INFORMATION GIVEN:
────
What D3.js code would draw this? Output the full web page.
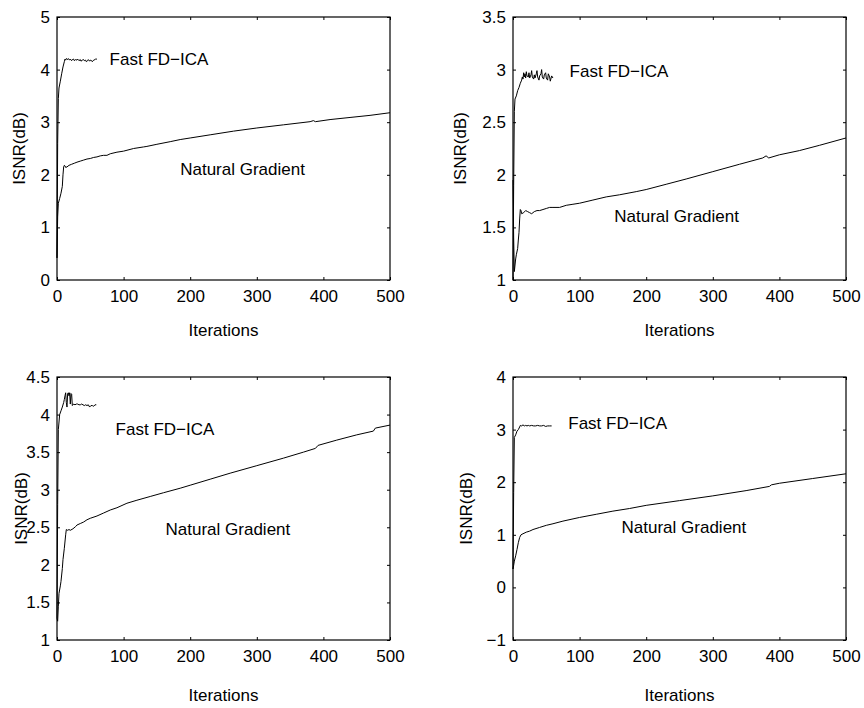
────
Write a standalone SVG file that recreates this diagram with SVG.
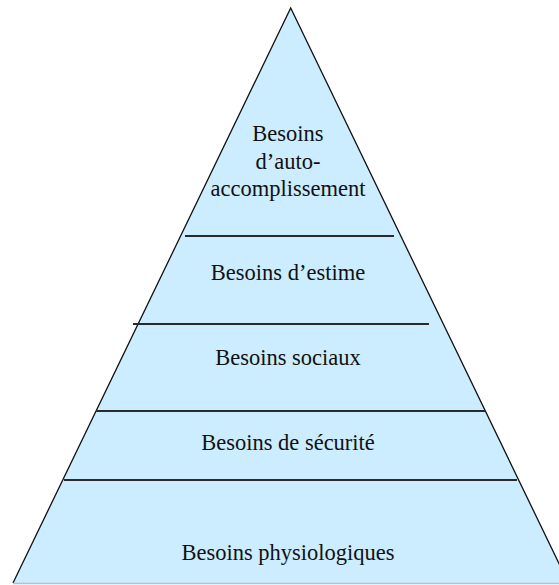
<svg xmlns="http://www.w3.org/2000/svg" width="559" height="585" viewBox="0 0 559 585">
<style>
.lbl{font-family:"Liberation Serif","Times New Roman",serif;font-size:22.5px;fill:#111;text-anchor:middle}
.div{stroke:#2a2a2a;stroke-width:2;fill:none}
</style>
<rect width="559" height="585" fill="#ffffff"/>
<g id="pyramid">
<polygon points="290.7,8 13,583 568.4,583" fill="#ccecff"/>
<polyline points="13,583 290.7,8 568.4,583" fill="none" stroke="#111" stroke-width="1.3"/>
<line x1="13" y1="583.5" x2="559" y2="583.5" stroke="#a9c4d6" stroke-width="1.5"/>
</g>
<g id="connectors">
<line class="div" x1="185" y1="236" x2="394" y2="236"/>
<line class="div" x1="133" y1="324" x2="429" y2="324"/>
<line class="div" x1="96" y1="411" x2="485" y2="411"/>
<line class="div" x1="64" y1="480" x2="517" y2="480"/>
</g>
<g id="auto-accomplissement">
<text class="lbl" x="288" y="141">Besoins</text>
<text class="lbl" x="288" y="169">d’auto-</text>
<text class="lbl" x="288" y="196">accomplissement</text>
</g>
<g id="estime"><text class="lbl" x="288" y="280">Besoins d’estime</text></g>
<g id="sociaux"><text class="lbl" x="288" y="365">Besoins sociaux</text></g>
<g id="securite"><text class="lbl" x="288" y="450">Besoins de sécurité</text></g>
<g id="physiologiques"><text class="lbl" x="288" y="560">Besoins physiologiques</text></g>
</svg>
────
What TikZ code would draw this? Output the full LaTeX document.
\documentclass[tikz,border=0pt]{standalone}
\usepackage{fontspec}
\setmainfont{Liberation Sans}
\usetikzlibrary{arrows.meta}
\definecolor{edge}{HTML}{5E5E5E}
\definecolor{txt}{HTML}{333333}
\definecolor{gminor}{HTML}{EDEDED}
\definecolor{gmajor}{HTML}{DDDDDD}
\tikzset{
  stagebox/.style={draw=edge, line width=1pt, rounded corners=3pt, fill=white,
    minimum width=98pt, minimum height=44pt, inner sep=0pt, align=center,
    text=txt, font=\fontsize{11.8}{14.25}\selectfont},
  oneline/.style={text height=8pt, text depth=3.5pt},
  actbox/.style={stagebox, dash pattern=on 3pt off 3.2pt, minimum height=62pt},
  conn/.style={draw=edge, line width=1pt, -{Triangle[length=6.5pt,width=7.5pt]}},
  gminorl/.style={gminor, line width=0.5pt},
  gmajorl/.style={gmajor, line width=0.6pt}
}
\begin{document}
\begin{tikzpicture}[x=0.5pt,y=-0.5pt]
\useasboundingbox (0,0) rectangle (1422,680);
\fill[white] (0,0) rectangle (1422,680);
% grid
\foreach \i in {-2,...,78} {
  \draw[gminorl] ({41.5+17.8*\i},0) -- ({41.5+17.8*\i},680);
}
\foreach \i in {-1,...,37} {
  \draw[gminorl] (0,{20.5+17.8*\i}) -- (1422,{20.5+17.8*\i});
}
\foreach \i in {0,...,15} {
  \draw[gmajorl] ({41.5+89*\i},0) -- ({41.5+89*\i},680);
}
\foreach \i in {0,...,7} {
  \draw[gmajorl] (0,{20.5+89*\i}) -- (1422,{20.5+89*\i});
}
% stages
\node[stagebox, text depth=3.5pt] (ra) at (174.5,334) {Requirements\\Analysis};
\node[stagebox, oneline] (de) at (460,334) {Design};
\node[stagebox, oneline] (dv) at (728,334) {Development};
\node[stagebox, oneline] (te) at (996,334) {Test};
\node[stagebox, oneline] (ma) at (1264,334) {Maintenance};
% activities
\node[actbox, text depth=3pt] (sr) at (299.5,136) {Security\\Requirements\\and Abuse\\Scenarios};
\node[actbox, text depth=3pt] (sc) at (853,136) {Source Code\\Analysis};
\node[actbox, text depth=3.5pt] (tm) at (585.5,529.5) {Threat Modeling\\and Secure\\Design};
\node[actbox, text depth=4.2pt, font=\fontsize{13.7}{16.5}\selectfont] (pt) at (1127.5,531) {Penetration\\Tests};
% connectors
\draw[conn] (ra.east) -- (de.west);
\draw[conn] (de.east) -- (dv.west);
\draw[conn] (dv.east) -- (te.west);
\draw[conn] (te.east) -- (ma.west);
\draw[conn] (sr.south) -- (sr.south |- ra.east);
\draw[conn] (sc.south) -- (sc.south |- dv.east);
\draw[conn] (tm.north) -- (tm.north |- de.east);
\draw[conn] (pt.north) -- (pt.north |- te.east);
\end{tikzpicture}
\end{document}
────
EXERCISE REQUIREMENTS:
Copy all lines above containing the string "Output".

RESPONSE BELOW:
What D3.js code would draw this? Output the full web page.
What TikZ code would draw this? Output the full LaTeX document.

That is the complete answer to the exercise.